Greenland. Juan Fernandez is a refugee from Spain scraping an ever more insecure living in a slowly submerging south-east of England flooded both by global warming and the so-called beachrats, illegal immigrants lucky to escape the machine-gunners on the shores. He loses his crap job but his future is determined by a lucrative offer to copy him in a hazardous matter-replicating machine.

The Famous Cave Paintings on Isolus 9 depict a God fashioned, as all gods are, in the image of the locals. He is imprisoned and can only dream of escape. The narrator’s Uncle Clancy, a famous womaniser who has finally fallen in love, sees them, and is terrified.

Rat Island is a take on our reckless consumption of fossil fuels. A child whose civil servant father confides to him the inevitability of the consequent crash and likens us to introduced rats on an isolated island eventually eating all the seabirds’ eggs, finds his only consolation is the taking of photographs.

Day 29. Lutania again. Stephen Kohl is coming to the end of his tour of duty for the Agency and is frustrated and worried by the thought of the memories of 29 days he will lose when he undergoes Transmission back to civilisation.

England is occupied, taken over by Brythonic Celts expelled from Britain by the Romans into France, Iberia and the Americas. They have come back to the land they claim that God gave them. The scenario has implicit and explicit parallels to the Israeli/Palestinian conflict and, in common with that, isn’t resolved. Beckett’s framing device lets its story, Our Land, off that hook, though.
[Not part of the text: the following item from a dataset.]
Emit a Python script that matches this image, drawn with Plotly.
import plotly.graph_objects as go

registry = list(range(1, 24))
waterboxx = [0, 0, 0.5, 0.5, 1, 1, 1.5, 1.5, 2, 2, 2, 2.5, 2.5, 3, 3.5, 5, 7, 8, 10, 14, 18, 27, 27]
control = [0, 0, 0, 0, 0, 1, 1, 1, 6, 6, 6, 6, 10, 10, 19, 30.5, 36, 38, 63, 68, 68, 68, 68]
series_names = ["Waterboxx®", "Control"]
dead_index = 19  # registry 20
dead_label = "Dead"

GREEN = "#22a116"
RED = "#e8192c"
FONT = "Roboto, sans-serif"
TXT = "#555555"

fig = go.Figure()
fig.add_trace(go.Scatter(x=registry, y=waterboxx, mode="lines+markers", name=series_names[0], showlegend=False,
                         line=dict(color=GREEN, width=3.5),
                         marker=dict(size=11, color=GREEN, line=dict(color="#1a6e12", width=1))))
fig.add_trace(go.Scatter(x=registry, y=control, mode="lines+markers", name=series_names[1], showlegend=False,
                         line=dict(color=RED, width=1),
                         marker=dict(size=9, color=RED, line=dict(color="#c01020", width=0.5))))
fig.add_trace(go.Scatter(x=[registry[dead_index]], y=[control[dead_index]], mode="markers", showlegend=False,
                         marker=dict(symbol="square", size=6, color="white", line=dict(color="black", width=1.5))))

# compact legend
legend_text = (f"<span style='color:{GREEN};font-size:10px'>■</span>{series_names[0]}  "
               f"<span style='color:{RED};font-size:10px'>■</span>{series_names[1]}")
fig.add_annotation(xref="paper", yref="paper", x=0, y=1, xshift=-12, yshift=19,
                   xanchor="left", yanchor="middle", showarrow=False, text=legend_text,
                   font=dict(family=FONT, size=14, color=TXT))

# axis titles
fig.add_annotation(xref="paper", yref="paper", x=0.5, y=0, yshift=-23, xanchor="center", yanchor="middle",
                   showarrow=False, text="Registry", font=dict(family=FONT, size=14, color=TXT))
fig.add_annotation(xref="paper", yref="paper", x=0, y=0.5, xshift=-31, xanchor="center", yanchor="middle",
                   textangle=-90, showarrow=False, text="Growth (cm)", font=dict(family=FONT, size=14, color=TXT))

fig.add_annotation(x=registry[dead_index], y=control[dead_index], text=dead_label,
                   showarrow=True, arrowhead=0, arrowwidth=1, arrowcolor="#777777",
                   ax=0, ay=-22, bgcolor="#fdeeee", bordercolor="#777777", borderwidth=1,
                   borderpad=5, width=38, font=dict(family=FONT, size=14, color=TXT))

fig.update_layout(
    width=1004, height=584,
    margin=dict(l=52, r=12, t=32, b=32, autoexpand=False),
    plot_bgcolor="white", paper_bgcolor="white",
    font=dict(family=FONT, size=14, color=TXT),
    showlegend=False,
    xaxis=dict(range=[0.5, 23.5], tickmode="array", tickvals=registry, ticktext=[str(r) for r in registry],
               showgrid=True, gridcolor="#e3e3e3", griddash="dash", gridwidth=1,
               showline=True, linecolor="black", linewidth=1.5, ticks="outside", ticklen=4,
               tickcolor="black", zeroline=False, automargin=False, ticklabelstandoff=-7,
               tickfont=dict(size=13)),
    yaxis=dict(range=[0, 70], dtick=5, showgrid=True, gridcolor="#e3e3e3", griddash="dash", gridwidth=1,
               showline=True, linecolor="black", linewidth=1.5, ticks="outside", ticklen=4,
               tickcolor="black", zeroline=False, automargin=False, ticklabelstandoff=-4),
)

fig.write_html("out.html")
Jacob Stone is The Desiccated Man, transporting cargoes over the solitary spaceways, accumulating money till he can retire to a life of indulgence. But old habits die hard.

In Poppyfields, a brownfield site subject to a development delay, waif-like Tammy Pendant – who has taken slip, a drug which pierces the membranes between universes – materialises in front of bird-watching Angus Wendering. Angus is easily led.

The creator of a fabricated world called Esperine finally enters it. The copy of himself he installed there comes to confront him wearing The Peacock Cloak, a shimmering all powerful device he has used to rebel against Esperine’s tameness.

Some of these tales have an overly conversational tone, parts have a tendency to be told rather than unfold, info dumping can be intrusive and there are occasional disjunctions where story elements seem to clash but, in all of them, Beckett never loses sight of the humans he is writing about. Here we are in all our folly – and occasional glory.